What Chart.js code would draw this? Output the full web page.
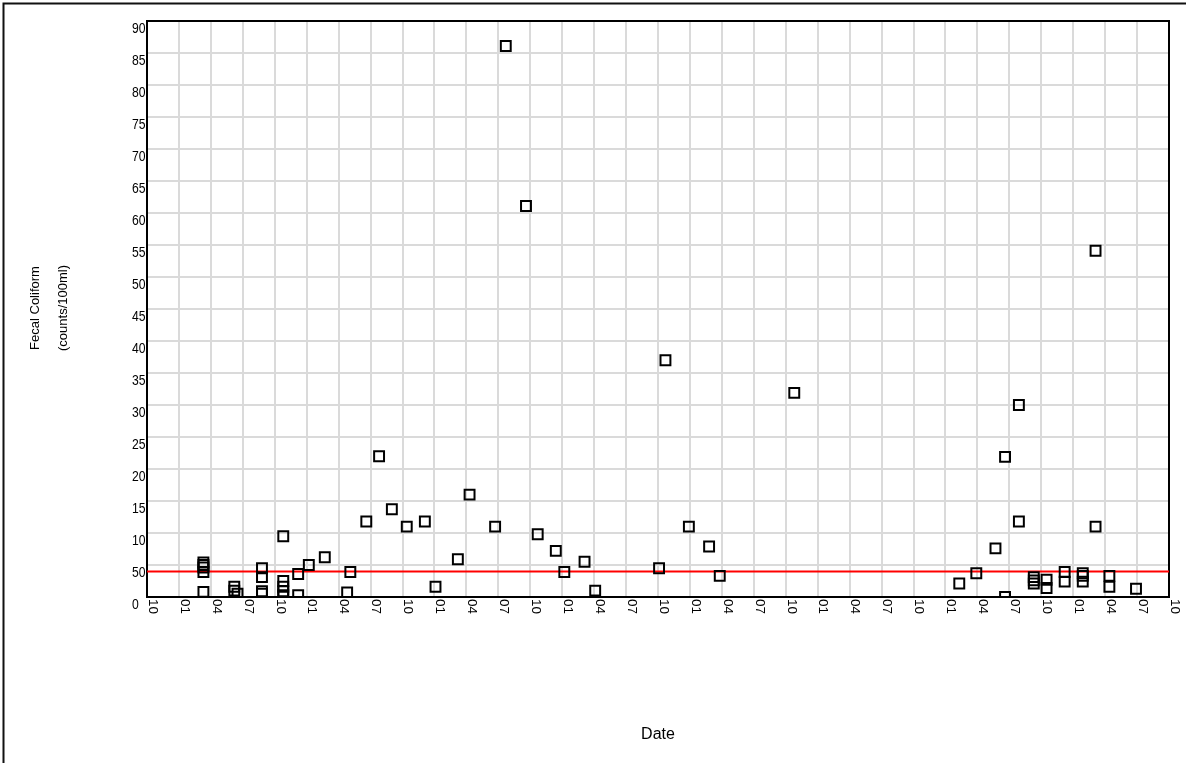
<!DOCTYPE html>
<html>
<head>
<meta charset="utf-8">
<title>Fecal Coliform</title>
<script src="https://cdn.jsdelivr.net/npm/chart.js@4.4.0/dist/chart.umd.min.js"></script>
<style>
    html, body { margin: 0; padding: 0; background: #fff; }
    #grafico { display: block; }
</style>
</head>
<body>
<canvas id="grafico" width="1186" height="763"></canvas>
<script>
// Datas das amostras (meses contados a partir do primeiro outubro do eixo)
const sampleMonths = [
    5.3, 5.3, 5.3, 5.3, 5.3,
    8.2, 8.2, 8.5,
    10.8, 10.8, 10.8, 10.8,
    12.8, 12.8, 12.8, 12.8, 12.8,
    14.2, 14.2, 15.2, 16.7, 18.8, 19.1, 20.6, 21.8, 23.0, 24.4, 26.1, 27.1,
    29.2, 30.3, 32.7, 33.7, 35.6, 36.7, 38.4, 39.2, 41.1, 42.1,
    48.1, 48.7, 50.9, 52.8, 53.8, 60.8,
    76.3, 77.9, 79.7, 80.6, 80.6, 81.9, 81.9,
    83.3, 83.3, 83.3, 84.5, 84.5, 86.2, 86.2,
    87.9, 87.9, 87.9, 89.1, 89.1, 90.4, 90.4, 92.9
];
// Coliformes fecais (counts/100ml)
const fecalColiform = [
    54, 50, 46, 39, 8,
    16, 10, 5,
    45, 31, 9, 5,
    95, 25, 16, 9, 3,
    36, 3, 50, 62, 7, 39, 118, 220, 137, 110, 118, 16,
    59, 160, 110, 861, 611, 98, 72, 39, 55, 10,
    45, 370, 110, 79, 33, 319,
    21, 37, 76, 219, 0, 300, 118,
    31, 26, 21, 27, 14, 39, 24,
    37, 33, 24, 110, 541, 33, 16, 13
];
// Limite de referência (linha vermelha)
const standardLimit = 40;

// Eixos
const monthRange = [0, 96];
const quarterStep = 3;
const countRange = [0, 900];
const countStep = 50;
const yTitleLines = ['Fecal Coliform', '(counts/100ml)'];
const xTitle = 'Date';

const fonte = '"Liberation Sans", Arial, sans-serif';

// Rótulo do trimestre: mês com dois dígitos (10, 01, 04, 07)
function quarterLabel(value) {
    const mes = ((9 + value) % 12) + 1;
    return String(mes).padStart(2, '0');
}

// Plugin para desenhar moldura, rótulos dos eixos e títulos
const desenhaEixos = {
    id: 'desenhaEixos',
    beforeDatasetsDraw(chart) {
        const { ctx, chartArea: a } = chart;
        ctx.save();
        ctx.strokeStyle = '#000';
        ctx.lineWidth = 2;
        ctx.strokeRect(a.left, a.top, a.right - a.left, a.bottom - a.top);
        ctx.restore();
    },
    afterDraw(chart) {
        const { ctx, chartArea: a, scales } = chart;
        const centroX = (a.left + a.right) / 2;
        const centroY = (a.top + a.bottom) / 2;
        ctx.save();
        ctx.fillStyle = '#000';

        // rótulos do eixo y (estreitos e cortados no eixo)
        ctx.save();
        ctx.beginPath();
        ctx.rect(0, 0, a.left - 1, chart.height);
        ctx.clip();
        ctx.font = '14px ' + fonte;
        ctx.textAlign = 'left';
        ctx.textBaseline = 'alphabetic';
        scales.y.ticks.forEach(t => {
            ctx.save();
            ctx.translate(a.left - 15, scales.y.getPixelForValue(t.value) + 11.5);
            ctx.scale(0.87, 1);
            ctx.fillText(String(t.value), 0, 0);
            ctx.restore();
        });
        ctx.restore();

        // rótulos do eixo x, girados
        ctx.font = '13.5px ' + fonte;
        scales.x.ticks.forEach(t => {
            const px = scales.x.getPixelForValue(t.value);
            ctx.save();
            ctx.translate(px + 5.5, a.bottom + 2);
            ctx.rotate(Math.PI / 2);
            ctx.textAlign = 'left';
            ctx.textBaseline = 'middle';
            ctx.fillText(quarterLabel(t.value), 0, 0);
            ctx.restore();
        });

        // título do eixo y (duas linhas)
        ctx.font = '13px ' + fonte;
        yTitleLines.forEach((linha, i) => {
            ctx.save();
            ctx.translate(39 + i * 28, centroY - 1);
            ctx.rotate(-Math.PI / 2);
            ctx.textAlign = 'center';
            ctx.textBaseline = 'alphabetic';
            ctx.fillText(linha, 0, 0);
            ctx.restore();
        });

        // título do eixo x
        ctx.font = '16px ' + fonte;
        ctx.textAlign = 'center';
        ctx.textBaseline = 'alphabetic';
        ctx.fillText(xTitle, centroX, 738.5);

        // moldura externa
        ctx.strokeStyle = '#111';
        ctx.lineWidth = 2;
        ctx.strokeRect(3.5, 3.5, chart.width + 20, chart.height + 20);
        ctx.restore();
    }
};

const pontos = sampleMonths.map((m, i) => ({ x: m, y: fecalColiform[i] }));
const linhaLimite = [
    { x: monthRange[0], y: standardLimit },
    { x: monthRange[1], y: standardLimit }
];

const ctx = document.getElementById('grafico').getContext('2d');
window.coliformChart = new Chart(ctx, {
    type: 'scatter',
    data: {
        datasets: [{
            label: 'Fecal Coliform',
            data: pontos,
            pointStyle: 'rect',
            pointRadius: 7,
            pointHoverRadius: 7,
            borderColor: '#000',
            borderWidth: 2,
            backgroundColor: 'rgba(0, 0, 0, 0)',
            clip: 0,
            order: 1
        }, {
            type: 'line',
            label: 'Standard',
            data: linhaLimite,
            borderColor: '#ff0000',
            borderWidth: 2,
            pointRadius: 0,
            fill: false,
            clip: 0,
            order: 2
        }]
    },
    options: {
        responsive: false,
        animation: false,
        devicePixelRatio: 1,
        layout: {
            padding: { left: 0, right: 17, top: 21, bottom: 0 }
        },
        scales: {
            x: {
                type: 'linear',
                min: monthRange[0],
                max: monthRange[1],
                ticks: { stepSize: quarterStep, display: false },
                grid: { color: '#dadada', lineWidth: 2, drawTicks: false },
                border: { display: false },
                afterFit(scale) { scale.height = 166; }
            },
            y: {
                min: countRange[0],
                max: countRange[1],
                ticks: { stepSize: countStep, display: false },
                grid: { color: '#dadada', lineWidth: 2, drawTicks: false },
                border: { display: false },
                afterFit(scale) { scale.width = 147; }
            }
        },
        plugins: {
            legend: { display: false },
            tooltip: { enabled: false }
        }
    },
    plugins: [desenhaEixos]
});
</script>
</body>
</html>
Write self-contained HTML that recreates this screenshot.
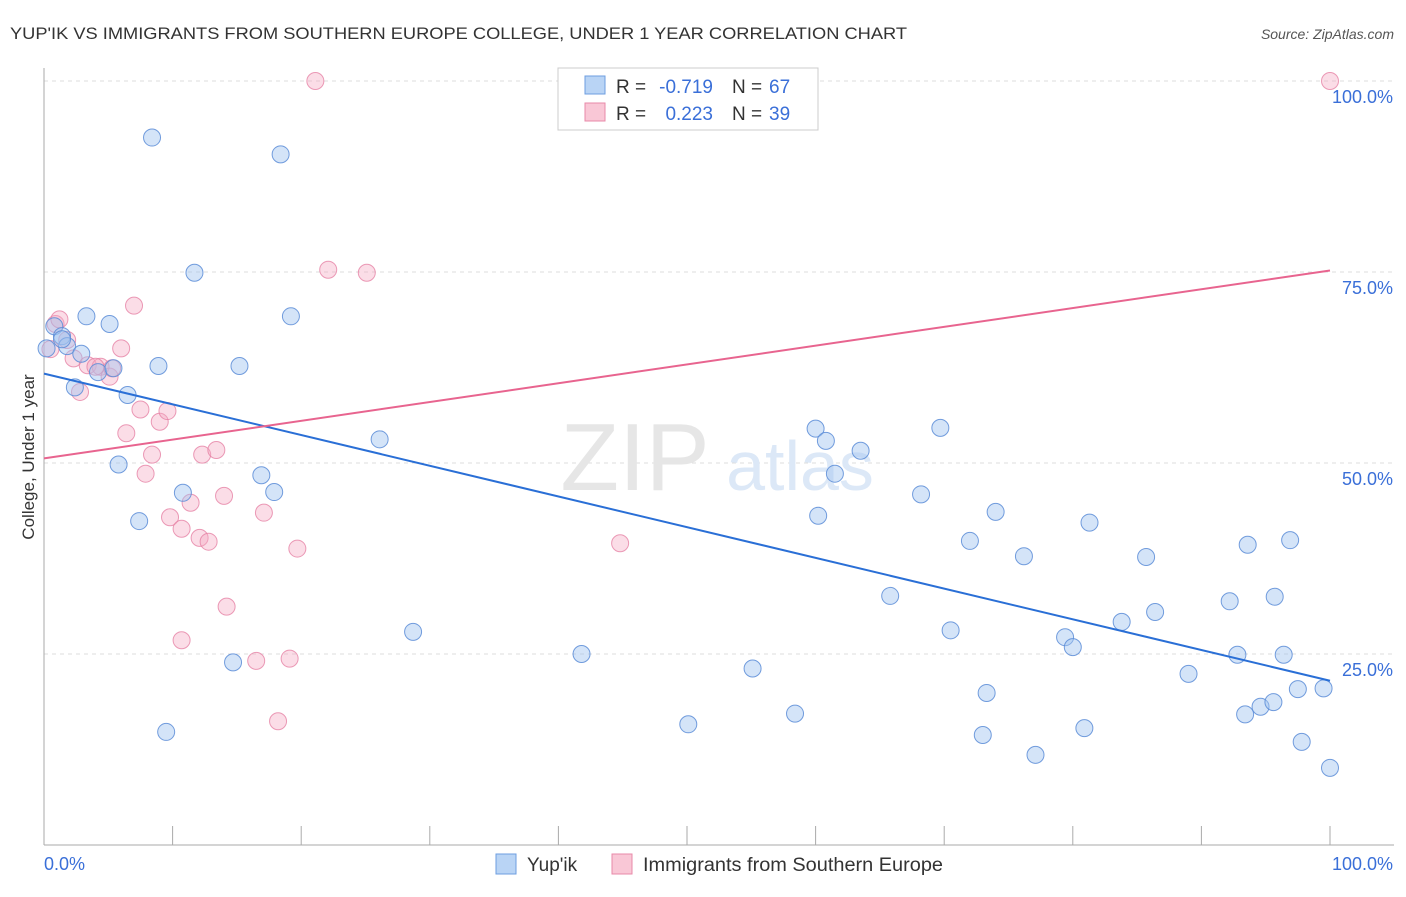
<!DOCTYPE html>
<html><head><meta charset="utf-8"><style>
body{margin:0;background:#fff;font-family:"Liberation Sans",sans-serif;}
svg text{font-family:"Liberation Sans",sans-serif;}
</style></head><body>
<svg id="chart" width="1406" height="892">
<text x="10" y="39" font-size="17" fill="#333" textLength="897" lengthAdjust="spacingAndGlyphs">YUP'IK VS IMMIGRANTS FROM SOUTHERN EUROPE COLLEGE, UNDER 1 YEAR CORRELATION CHART</text>
<text x="1394" y="39" font-size="14" fill="#555" font-style="italic" text-anchor="end">Source: ZipAtlas.com</text>
<g id="grid"></g>
<text x="635" y="490" font-size="96" fill="#e6e6e6" font-family="Liberation Serif" text-anchor="middle">ZIP</text>
<text x="800" y="490" font-size="70" fill="#dce8f7" text-anchor="middle">atlas</text>
<g id="marks"></g>
<text transform="translate(34,457) rotate(-90)" font-size="17" fill="#333" text-anchor="middle">College, Under 1 year</text>
<g>
<rect x="558" y="68" width="260" height="62" fill="#fff" stroke="#ccc"/>
<rect x="585" y="76" width="20" height="18" fill="#b9d4f5" stroke="#6d9ee0"/>
<rect x="585" y="103" width="20" height="18" fill="#f9c7d6" stroke="#e88aa8"/>
<text x="616" y="93" font-size="19" fill="#333">R =</text>
<text x="713" y="93" font-size="19" fill="#3a6fd8" text-anchor="end">-0.719</text>
<text x="732" y="93" font-size="19" fill="#333">N =</text>
<text x="769" y="93" font-size="19" fill="#3a6fd8">67</text>
<text x="616" y="120" font-size="19" fill="#333">R =</text>
<text x="713" y="120" font-size="19" fill="#3a6fd8" text-anchor="end">0.223</text>
<text x="732" y="120" font-size="19" fill="#333">N =</text>
<text x="769" y="120" font-size="19" fill="#3a6fd8">39</text>
</g>
<g>
<rect x="496" y="854" width="20" height="20" fill="#b9d4f5" stroke="#6d9ee0"/>
<text x="527" y="871" font-size="19" fill="#333">Yup'ik</text>
<rect x="612" y="854" width="20" height="20" fill="#f9c7d6" stroke="#e88aa8"/>
<text x="643" y="871" font-size="19" fill="#333" textLength="300" lengthAdjust="spacingAndGlyphs">Immigrants from Southern Europe</text>
</g>
</svg>
<script>
const yTicks=[25,50,75,100];
const xTickLabels=["0.0%","100.0%"];
const blueX=[0.2,0.8,1.4,1.8,2.4,2.9,3.3,4.2,5.1,5.4,6.5,5.8,7.4,8.4,8.9,9.5,10.8,11.7,14.7,15.2,16.9,17.9,18.4,19.2,26.1,28.7,41.8,50.1,55.1,58.4,60,60.2,60.8,61.5,63.5,65.8,68.2,69.7,70.5,72,73,73.3,74,76.2,77.1,79.4,80,80.9,81.3,83.8,85.7,86.4,89,92.2,92.8,93.4,93.6,94.6,95.6,95.7,96.4,96.9,97.5,97.8,99.5,100,1.4];
const blueY=[65,67.9,66.6,65.3,59.9,64.3,69.2,61.9,68.2,62.4,58.9,49.8,42.4,92.6,62.7,14.8,46.1,74.9,23.9,62.7,48.4,46.2,90.4,69.2,53.1,27.9,25,15.8,23.1,17.2,54.5,43.1,52.9,48.6,51.6,32.6,45.9,54.6,28.1,39.8,14.4,19.9,43.6,37.8,11.8,27.2,25.9,15.3,42.2,29.2,37.7,30.5,22.4,31.9,24.9,17.1,39.3,18.1,18.7,32.5,24.9,39.9,20.4,13.5,20.5,10.1,66.2];
const pinkX=[0.5,0.9,1.2,1.8,2.3,2.8,3.4,4.4,5.1,6,6.4,7,7.5,7.9,8.4,9,9.6,9.8,10.7,10.7,11.4,12.1,12.3,12.8,13.4,14,14.2,16.5,17.1,18.2,19.1,19.7,21.1,22.1,25.1,44.8,100,5.3,4];
const pinkY=[64.9,68.2,68.8,66.1,63.7,59.3,62.8,62.6,61.3,65,53.9,70.6,57,48.6,51.1,55.4,56.8,42.9,26.8,41.4,44.8,40.2,51.1,39.7,51.7,45.7,31.2,24.1,43.5,16.2,24.4,38.8,100,75.3,74.9,39.5,100,62.4,62.6];
const blueFit=[61.7,21.5], pinkFit=[50.6,75.2];
const X=v=>44+v*12.86, Y=v=>845-v*7.64;
const NS="http://www.w3.org/2000/svg";
const grid=document.getElementById('grid'), marks=document.getElementById('marks');
function mk(tag,attrs,parent){const e=document.createElementNS(NS,tag);for(const k in attrs)e.setAttribute(k,attrs[k]);parent.appendChild(e);return e;}
yTicks.forEach(t=>{
  const l=mk('line',{x1:44,x2:1394,y1:Y(t),y2:Y(t),stroke:'#ddd','stroke-dasharray':'4,4'},grid);
  
  
  const tx=mk('text',{x:1393,y:Y(t)+22,'font-size':18,fill:'#3a6fd8','text-anchor':'end'},grid);
  tx.textContent=t.toFixed(1)+'%';
  
  
});
const ax=mk('line',{x1:44,x2:44,y1:68,y2:845,stroke:'#aaa'},grid);


const bx=mk('line',{x1:44,x2:1394,y1:845,y2:845,stroke:'#aaa'},grid);


for(let i=1;i<=10;i++){const t=mk('line',{x1:X(i*10),x2:X(i*10),y1:826,y2:845,stroke:'#aaa'},grid);
  
  }
const xl0=mk('text',{x:44,y:870,'font-size':18,fill:'#3a6fd8'},grid);xl0.textContent=xTickLabels[0];


const xl1=mk('text',{x:1393,y:870,'font-size':18,fill:'#3a6fd8','text-anchor':'end'},grid);xl1.textContent=xTickLabels[1];


pinkX.forEach((v,i)=>{const c=mk('circle',{cx:X(v),cy:Y(pinkY[i]),r:8.5,fill:'rgba(246,170,195,0.4)',stroke:'rgba(230,130,165,0.8)'},marks);
  
  });
blueX.forEach((v,i)=>{const c=mk('circle',{cx:X(v),cy:Y(blueY[i]),r:8.5,fill:'rgba(160,195,240,0.45)',stroke:'rgba(90,140,215,0.85)'},marks);
  
  });
const bl=mk('line',{x1:X(0),y1:Y(blueFit[0]),x2:X(100),y2:Y(blueFit[1]),stroke:'#2a6fd6','stroke-width':2},marks);


const pl=mk('line',{x1:X(0),y1:Y(pinkFit[0]),x2:X(100),y2:Y(pinkFit[1]),stroke:'#e8648f','stroke-width':2},marks);


</script>
</body></html>
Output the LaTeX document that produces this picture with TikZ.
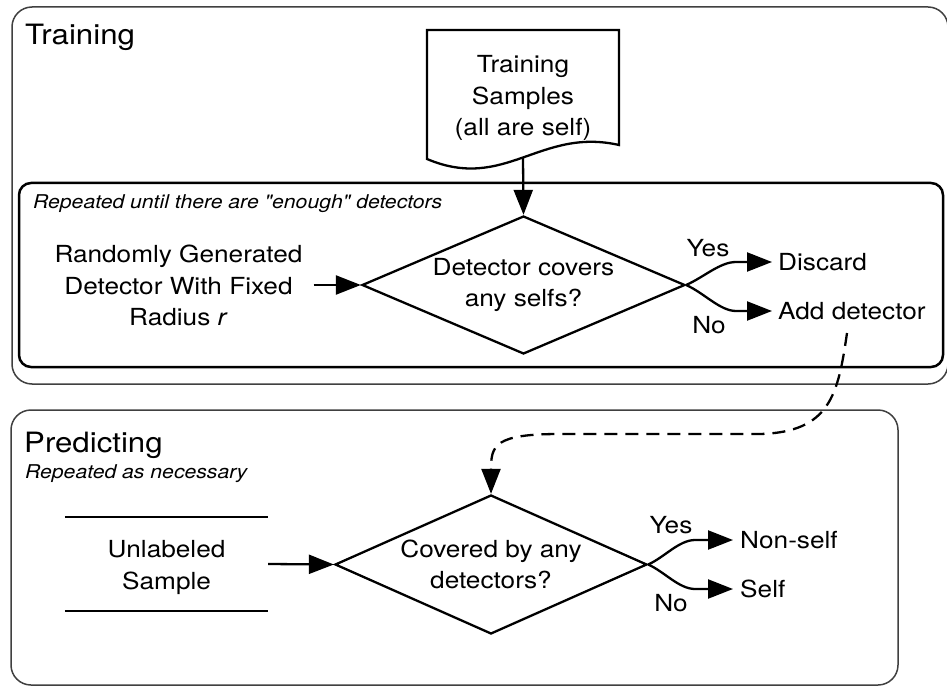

__SET PROBLEM__: Where a line above contains the string "Output", copy that line.

__RESULT OF THIS TASK__:
What Chart.js code would draw this? Output the full web page.
Output the LaTeX document that produces this picture with TikZ.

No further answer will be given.